What the task asks: Pictures are to be left out. Copy exactly the lines from the one containing "Generate a Python" to the one containing "import matplotlib.pyplot as plt", both ends kept.

Charts and diagrams as code:

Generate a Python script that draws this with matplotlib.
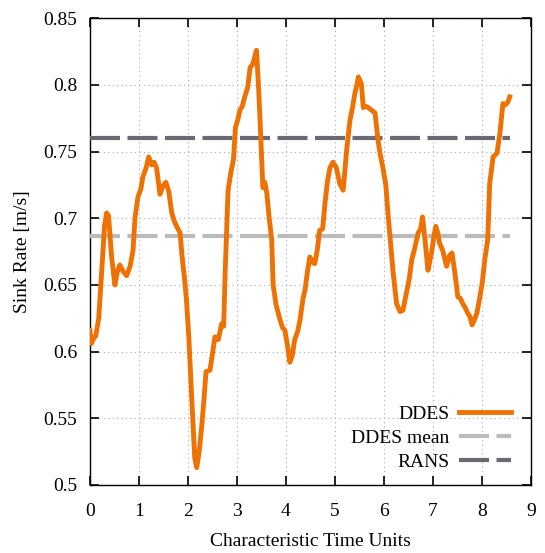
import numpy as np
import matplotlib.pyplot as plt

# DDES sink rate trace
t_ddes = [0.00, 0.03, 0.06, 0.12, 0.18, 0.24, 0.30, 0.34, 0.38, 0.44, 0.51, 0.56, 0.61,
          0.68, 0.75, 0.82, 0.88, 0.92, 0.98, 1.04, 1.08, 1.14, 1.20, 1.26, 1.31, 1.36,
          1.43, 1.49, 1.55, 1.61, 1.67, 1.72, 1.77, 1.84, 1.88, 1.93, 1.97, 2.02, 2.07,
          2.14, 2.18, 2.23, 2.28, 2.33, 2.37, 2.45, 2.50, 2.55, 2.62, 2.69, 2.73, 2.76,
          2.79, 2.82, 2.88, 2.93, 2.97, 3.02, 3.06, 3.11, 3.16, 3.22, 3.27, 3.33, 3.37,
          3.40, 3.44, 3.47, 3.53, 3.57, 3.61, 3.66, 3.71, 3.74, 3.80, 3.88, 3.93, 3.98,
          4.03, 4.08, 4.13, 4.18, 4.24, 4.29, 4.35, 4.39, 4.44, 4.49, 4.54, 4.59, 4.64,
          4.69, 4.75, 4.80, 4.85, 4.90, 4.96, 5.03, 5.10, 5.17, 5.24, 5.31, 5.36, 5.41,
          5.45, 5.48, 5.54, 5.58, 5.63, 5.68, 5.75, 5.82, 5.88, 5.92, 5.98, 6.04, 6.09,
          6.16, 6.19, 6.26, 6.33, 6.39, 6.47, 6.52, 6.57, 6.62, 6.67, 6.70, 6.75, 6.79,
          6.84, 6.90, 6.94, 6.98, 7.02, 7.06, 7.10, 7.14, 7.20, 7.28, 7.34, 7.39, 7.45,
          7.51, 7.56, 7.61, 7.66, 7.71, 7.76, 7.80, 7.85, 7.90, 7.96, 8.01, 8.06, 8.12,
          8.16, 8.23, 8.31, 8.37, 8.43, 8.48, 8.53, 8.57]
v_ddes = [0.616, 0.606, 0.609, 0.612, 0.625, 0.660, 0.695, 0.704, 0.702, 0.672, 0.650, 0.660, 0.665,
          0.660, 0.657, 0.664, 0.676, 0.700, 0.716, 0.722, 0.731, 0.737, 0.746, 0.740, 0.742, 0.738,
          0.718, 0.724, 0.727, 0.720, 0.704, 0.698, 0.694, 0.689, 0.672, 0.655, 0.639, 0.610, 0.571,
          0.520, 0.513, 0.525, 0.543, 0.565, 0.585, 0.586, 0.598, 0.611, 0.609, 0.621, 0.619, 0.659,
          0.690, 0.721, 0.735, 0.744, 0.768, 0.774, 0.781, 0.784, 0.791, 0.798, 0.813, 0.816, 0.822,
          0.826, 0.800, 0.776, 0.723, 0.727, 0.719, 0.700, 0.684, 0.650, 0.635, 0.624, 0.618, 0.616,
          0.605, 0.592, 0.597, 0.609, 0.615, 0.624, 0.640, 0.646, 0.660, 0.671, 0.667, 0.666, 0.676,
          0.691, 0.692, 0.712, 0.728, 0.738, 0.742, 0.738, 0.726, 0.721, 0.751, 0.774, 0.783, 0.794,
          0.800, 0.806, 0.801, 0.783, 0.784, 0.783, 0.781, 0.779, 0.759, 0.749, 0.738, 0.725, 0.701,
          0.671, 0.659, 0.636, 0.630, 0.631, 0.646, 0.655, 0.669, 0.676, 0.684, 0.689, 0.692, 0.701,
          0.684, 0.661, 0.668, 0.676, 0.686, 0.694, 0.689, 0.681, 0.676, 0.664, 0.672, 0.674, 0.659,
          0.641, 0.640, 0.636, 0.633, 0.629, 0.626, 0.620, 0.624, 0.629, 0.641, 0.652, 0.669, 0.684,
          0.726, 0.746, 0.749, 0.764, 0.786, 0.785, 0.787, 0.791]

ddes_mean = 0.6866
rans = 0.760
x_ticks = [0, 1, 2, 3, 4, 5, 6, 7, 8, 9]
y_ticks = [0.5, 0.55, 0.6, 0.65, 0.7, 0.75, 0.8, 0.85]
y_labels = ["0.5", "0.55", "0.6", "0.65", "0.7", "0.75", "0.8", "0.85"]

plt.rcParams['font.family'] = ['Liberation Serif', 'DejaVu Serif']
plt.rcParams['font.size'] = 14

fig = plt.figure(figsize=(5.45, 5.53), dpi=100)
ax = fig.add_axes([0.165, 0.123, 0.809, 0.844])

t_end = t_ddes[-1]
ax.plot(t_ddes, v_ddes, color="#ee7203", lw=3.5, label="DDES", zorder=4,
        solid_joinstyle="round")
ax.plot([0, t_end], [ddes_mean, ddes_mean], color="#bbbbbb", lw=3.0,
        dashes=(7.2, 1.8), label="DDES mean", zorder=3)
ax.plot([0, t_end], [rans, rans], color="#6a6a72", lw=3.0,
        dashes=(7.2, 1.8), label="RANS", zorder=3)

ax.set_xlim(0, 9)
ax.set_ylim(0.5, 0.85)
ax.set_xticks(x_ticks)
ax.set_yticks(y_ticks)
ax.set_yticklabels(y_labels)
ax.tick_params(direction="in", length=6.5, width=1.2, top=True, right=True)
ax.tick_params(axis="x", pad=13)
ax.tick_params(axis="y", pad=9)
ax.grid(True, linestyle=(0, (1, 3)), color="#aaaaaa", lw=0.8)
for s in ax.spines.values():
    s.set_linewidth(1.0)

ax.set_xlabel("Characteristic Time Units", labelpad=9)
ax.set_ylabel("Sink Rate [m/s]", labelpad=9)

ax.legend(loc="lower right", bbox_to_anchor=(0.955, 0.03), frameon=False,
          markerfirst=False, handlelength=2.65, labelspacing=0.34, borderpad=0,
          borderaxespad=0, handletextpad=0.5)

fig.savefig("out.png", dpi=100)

* * *

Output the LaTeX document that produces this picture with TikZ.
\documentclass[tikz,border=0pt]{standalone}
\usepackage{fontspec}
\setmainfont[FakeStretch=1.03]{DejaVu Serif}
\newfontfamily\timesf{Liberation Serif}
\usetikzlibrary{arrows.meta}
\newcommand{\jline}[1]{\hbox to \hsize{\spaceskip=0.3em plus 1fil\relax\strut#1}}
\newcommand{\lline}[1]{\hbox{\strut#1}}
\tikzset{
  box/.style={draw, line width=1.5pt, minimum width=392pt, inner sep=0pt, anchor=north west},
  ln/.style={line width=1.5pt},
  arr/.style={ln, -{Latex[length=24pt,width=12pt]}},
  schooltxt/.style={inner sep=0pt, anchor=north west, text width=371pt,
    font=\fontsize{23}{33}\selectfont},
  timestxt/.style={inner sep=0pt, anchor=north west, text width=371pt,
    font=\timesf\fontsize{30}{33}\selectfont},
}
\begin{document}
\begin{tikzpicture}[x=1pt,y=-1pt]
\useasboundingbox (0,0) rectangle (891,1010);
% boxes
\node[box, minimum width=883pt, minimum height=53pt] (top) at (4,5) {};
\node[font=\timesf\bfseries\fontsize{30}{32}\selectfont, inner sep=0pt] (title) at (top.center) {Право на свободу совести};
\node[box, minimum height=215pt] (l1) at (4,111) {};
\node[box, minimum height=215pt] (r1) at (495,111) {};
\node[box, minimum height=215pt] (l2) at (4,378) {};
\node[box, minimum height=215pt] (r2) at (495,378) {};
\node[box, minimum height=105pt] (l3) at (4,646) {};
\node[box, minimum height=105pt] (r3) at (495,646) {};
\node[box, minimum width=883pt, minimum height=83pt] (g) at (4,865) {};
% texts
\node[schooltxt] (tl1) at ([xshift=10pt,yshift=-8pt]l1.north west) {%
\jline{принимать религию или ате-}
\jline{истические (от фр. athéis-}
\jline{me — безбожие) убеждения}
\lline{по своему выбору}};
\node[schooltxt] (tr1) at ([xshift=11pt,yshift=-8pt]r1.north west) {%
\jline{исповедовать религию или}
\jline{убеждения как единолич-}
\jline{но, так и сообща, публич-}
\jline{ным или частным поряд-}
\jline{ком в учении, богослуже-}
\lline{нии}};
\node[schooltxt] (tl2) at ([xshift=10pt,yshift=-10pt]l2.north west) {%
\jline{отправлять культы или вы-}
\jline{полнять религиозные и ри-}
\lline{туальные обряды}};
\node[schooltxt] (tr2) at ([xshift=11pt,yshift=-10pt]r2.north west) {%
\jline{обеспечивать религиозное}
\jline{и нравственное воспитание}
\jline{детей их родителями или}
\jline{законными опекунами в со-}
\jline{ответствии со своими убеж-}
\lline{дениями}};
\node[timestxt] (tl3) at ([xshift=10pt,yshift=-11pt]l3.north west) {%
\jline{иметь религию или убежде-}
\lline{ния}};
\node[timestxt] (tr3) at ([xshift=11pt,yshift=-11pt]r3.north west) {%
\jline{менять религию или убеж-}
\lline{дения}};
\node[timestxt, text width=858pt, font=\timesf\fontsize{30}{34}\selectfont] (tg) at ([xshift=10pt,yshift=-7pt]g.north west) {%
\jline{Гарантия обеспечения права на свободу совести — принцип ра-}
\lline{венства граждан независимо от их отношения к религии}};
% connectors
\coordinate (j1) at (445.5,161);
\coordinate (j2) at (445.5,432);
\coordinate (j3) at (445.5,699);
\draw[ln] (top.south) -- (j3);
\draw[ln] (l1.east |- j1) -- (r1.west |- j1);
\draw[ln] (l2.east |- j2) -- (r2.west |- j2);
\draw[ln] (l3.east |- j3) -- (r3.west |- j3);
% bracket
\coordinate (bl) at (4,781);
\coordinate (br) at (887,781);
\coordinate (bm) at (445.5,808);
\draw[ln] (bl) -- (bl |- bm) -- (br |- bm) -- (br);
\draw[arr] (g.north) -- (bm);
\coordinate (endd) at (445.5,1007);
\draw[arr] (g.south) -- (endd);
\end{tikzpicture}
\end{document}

---

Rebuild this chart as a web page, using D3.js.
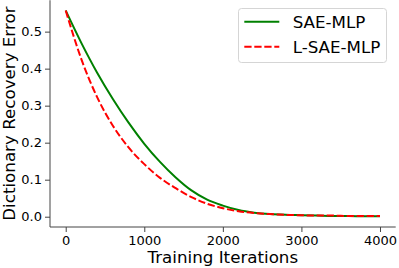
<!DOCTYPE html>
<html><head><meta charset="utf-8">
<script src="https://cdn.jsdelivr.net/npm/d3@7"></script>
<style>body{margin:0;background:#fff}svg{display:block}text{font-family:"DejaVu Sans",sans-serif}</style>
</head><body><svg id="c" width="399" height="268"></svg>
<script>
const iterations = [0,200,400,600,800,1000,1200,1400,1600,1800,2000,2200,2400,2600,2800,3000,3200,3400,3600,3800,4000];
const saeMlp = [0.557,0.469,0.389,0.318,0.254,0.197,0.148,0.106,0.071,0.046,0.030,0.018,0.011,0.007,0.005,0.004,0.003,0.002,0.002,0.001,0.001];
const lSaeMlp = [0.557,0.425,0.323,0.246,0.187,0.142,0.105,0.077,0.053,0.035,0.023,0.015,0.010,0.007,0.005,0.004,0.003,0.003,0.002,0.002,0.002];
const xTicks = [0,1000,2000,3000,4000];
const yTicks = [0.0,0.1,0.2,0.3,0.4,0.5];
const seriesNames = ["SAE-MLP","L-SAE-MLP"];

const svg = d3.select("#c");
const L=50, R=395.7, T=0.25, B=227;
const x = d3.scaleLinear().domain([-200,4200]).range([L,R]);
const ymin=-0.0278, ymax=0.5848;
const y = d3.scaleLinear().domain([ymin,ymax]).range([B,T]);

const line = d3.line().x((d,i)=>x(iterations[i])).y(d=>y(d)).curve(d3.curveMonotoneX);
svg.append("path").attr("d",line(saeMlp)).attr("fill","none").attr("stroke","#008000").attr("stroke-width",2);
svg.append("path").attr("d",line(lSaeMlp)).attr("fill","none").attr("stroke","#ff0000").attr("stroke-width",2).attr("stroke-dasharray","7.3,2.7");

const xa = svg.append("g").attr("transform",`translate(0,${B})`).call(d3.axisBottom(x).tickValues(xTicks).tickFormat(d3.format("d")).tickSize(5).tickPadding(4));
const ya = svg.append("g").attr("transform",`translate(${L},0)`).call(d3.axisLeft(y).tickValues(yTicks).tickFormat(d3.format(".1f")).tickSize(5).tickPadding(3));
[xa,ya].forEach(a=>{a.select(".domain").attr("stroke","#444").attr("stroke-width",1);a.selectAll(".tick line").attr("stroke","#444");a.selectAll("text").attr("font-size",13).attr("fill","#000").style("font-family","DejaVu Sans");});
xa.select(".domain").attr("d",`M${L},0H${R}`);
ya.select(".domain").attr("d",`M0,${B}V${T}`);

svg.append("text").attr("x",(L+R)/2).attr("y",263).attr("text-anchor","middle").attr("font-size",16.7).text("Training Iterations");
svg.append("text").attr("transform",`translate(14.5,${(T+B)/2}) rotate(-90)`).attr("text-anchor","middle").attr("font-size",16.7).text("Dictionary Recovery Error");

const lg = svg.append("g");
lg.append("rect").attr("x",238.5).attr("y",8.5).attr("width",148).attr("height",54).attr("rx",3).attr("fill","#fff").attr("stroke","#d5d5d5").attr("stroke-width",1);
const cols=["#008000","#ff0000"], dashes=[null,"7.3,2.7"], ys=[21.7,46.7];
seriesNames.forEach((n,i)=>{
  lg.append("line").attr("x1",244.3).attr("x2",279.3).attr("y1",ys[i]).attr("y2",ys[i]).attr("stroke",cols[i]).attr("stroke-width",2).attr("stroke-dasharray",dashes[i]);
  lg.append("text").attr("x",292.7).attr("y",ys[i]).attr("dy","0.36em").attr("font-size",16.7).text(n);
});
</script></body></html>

Result below:
Generate a Python script that draws this with matplotlib.
import numpy as np
import matplotlib.pyplot as plt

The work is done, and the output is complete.